Brief ▸ The listing below must be repeated word for word, with its images excluded.

Data extract ▸
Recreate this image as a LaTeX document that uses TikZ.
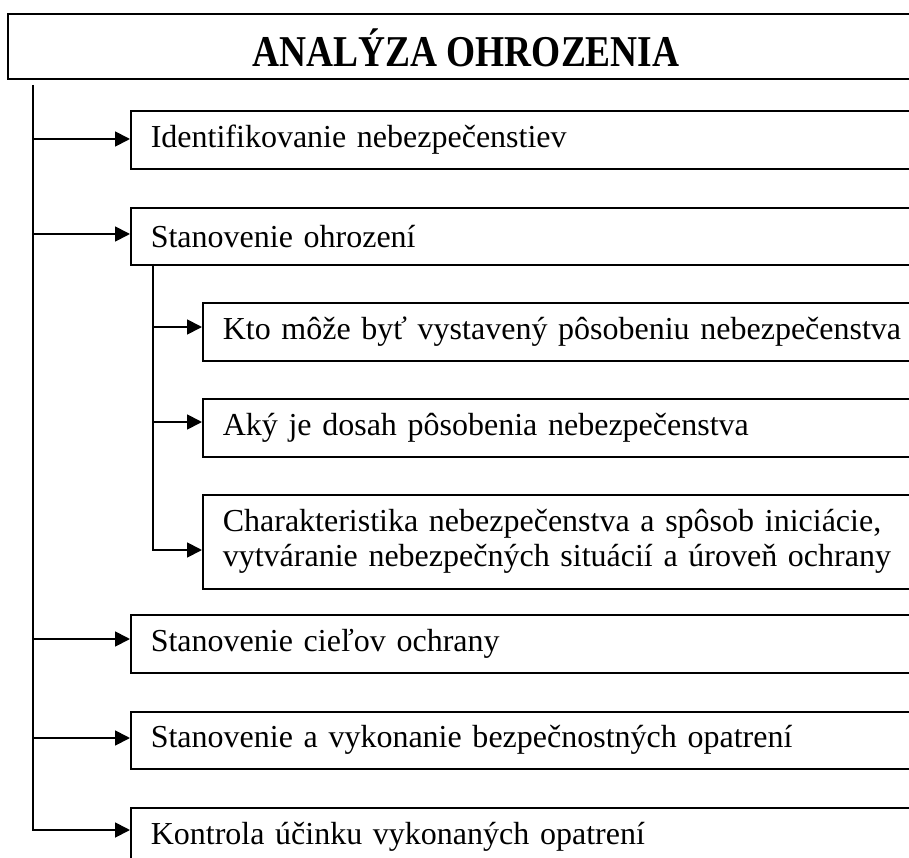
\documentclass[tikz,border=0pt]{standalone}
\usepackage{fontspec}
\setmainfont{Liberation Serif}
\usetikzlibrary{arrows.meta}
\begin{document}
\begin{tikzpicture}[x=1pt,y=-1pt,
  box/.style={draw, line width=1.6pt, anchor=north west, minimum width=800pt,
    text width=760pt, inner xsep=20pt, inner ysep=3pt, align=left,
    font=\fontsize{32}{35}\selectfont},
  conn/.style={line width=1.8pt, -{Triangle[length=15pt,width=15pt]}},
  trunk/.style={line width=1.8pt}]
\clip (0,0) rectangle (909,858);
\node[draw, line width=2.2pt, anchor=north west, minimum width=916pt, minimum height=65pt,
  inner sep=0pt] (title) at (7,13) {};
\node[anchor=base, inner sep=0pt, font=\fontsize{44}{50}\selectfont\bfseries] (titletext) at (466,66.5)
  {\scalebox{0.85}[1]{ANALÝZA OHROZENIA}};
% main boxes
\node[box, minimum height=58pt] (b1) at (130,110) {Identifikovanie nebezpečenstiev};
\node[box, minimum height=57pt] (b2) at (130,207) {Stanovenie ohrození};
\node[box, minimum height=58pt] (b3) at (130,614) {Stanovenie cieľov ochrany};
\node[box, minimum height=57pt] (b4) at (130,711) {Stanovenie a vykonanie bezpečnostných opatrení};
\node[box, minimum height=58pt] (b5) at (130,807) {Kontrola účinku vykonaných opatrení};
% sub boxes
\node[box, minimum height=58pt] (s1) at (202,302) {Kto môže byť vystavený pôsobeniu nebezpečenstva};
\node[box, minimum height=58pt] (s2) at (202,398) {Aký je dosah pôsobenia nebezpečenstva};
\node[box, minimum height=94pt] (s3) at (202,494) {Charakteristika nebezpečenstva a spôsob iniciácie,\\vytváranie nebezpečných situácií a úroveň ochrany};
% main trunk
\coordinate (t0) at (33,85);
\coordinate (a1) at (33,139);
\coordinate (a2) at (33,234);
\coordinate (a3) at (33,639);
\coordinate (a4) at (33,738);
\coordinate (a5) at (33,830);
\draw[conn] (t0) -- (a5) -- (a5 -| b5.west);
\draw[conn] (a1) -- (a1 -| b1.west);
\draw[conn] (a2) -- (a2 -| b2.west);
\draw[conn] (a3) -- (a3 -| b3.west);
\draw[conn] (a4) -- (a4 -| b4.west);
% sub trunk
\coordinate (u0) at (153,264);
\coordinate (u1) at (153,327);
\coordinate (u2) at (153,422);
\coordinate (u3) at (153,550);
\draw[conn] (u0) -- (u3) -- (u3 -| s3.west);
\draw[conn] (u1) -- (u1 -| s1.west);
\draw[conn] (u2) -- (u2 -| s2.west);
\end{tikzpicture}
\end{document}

The reply ▸
Recreate this image as a LaTeX document that uses TikZ.
\documentclass[tikz,border=0pt]{standalone}
\usepackage{fontspec}
\setmainfont{Liberation Serif}
\usetikzlibrary{arrows.meta}
\begin{document}
\begin{tikzpicture}[x=1pt,y=-1pt,
  box/.style={draw, line width=1.6pt, anchor=north west, minimum width=800pt,
    text width=760pt, inner xsep=20pt, inner ysep=3pt, align=left,
    font=\fontsize{32}{35}\selectfont},
  conn/.style={line width=1.8pt, -{Triangle[length=15pt,width=15pt]}},
  trunk/.style={line width=1.8pt}]
\clip (0,0) rectangle (909,858);
\node[draw, line width=2.2pt, anchor=north west, minimum width=916pt, minimum height=65pt,
  inner sep=0pt] (title) at (7,13) {};
\node[anchor=base, inner sep=0pt, font=\fontsize{44}{50}\selectfont\bfseries] (titletext) at (466,66.5)
  {\scalebox{0.85}[1]{ANALÝZA OHROZENIA}};
% main boxes
\node[box, minimum height=58pt] (b1) at (130,110) {Identifikovanie nebezpečenstiev};
\node[box, minimum height=57pt] (b2) at (130,207) {Stanovenie ohrození};
\node[box, minimum height=58pt] (b3) at (130,614) {Stanovenie cieľov ochrany};
\node[box, minimum height=57pt] (b4) at (130,711) {Stanovenie a vykonanie bezpečnostných opatrení};
\node[box, minimum height=58pt] (b5) at (130,807) {Kontrola účinku vykonaných opatrení};
% sub boxes
\node[box, minimum height=58pt] (s1) at (202,302) {Kto môže byť vystavený pôsobeniu nebezpečenstva};
\node[box, minimum height=58pt] (s2) at (202,398) {Aký je dosah pôsobenia nebezpečenstva};
\node[box, minimum height=94pt] (s3) at (202,494) {Charakteristika nebezpečenstva a spôsob iniciácie,\\vytváranie nebezpečných situácií a úroveň ochrany};
% main trunk
\coordinate (t0) at (33,85);
\coordinate (a1) at (33,139);
\coordinate (a2) at (33,234);
\coordinate (a3) at (33,639);
\coordinate (a4) at (33,738);
\coordinate (a5) at (33,830);
\draw[conn] (t0) -- (a5) -- (a5 -| b5.west);
\draw[conn] (a1) -- (a1 -| b1.west);
\draw[conn] (a2) -- (a2 -| b2.west);
\draw[conn] (a3) -- (a3 -| b3.west);
\draw[conn] (a4) -- (a4 -| b4.west);
% sub trunk
\coordinate (u0) at (153,264);
\coordinate (u1) at (153,327);
\coordinate (u2) at (153,422);
\coordinate (u3) at (153,550);
\draw[conn] (u0) -- (u3) -- (u3 -| s3.west);
\draw[conn] (u1) -- (u1 -| s1.west);
\draw[conn] (u2) -- (u2 -| s2.west);
\end{tikzpicture}
\end{document}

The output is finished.